The legal institutions of overt racism in the United States have been eliminated, but social surveys and investigations of social institutions confirm the continuing significance of race and the enduring presence of negative racial attitudes. This shift from codified and explicit racism to more subtle forms comes at a time when the very boundaries of race and ethnicity are being reshaped by immigration and a rising recognition that old systems of racial classification inadequately capture a diverse America. In The Changing Terrain of Race and Ethnicity, editors Maria Krysan and Amanda Lewis bring together leading scholars of racial dynamics to study the evolution of America’s racial problem and its consequences for race relations in the future.

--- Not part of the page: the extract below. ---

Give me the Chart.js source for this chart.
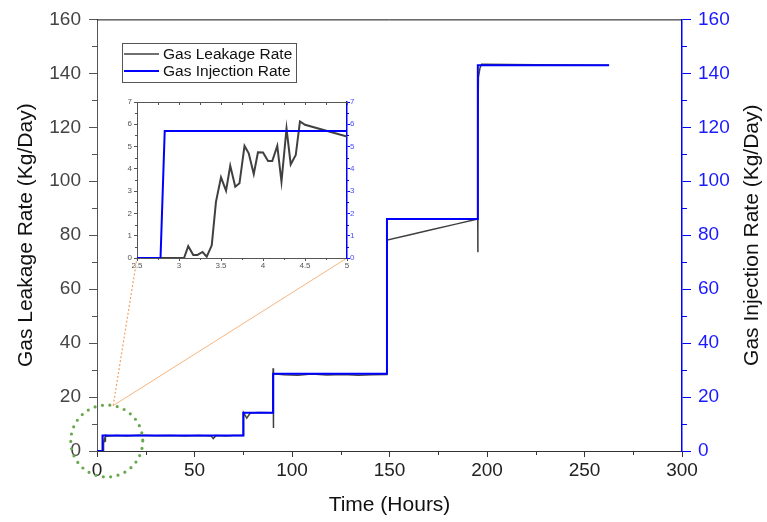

The Changing Terrain of Race and Ethnicity opens by attempting to answer a puzzling question: how is it that so many whites think racism is no longer a problem but so many nonwhites disagree? Sociologist Lawrence Bobo contends that whites exhibit what he calls “laissez faire racism,” which ignores historical and structural contributions to racial inequality and does nothing to remedy the injustices of the status quo. Tyrone Forman makes a similar case in his chapter, contending that an emphasis on “color blindness” allows whites to be comforted by the idea that all races are on a level playing field, while not recognizing the advantages they themselves have reaped from years of inequality. The book then moves to a discussion of the new ways that Americans view race. Eduardo Bonilla-Silva and Karen Glover argue that the United States is moving from a black-white divide to a tripartite system, where certain light-skinned, non-threatening minority groups are considered “honorary whites.” The book’s final section reexamines the theoretical underpinnings of scholarship on race and ethnicity. Joe Feagin argues that research on racism focuses too heavily on how racial boundaries are formed and needs to concentrate more on how those boundaries are used to maintain privileges for certain groups at the expense of others. Manning Marable contends that racism should be addressed at an institutional level to see the prevalence of “structural racism”—deeply entrenched patterns of inequality that are coded by race and justified by stereotypes.
The Changing Terrain of Race and Ethnicity provides an in-depth view of racism in modern America, which may be less conspicuous but not necessarily less destructive than its predecessor, Jim Crow. The book’s rich analysis and theoretical insight shed light on how, despite many efforts to end America’s historic racial problem, it has evolved and persisted into the 21st century.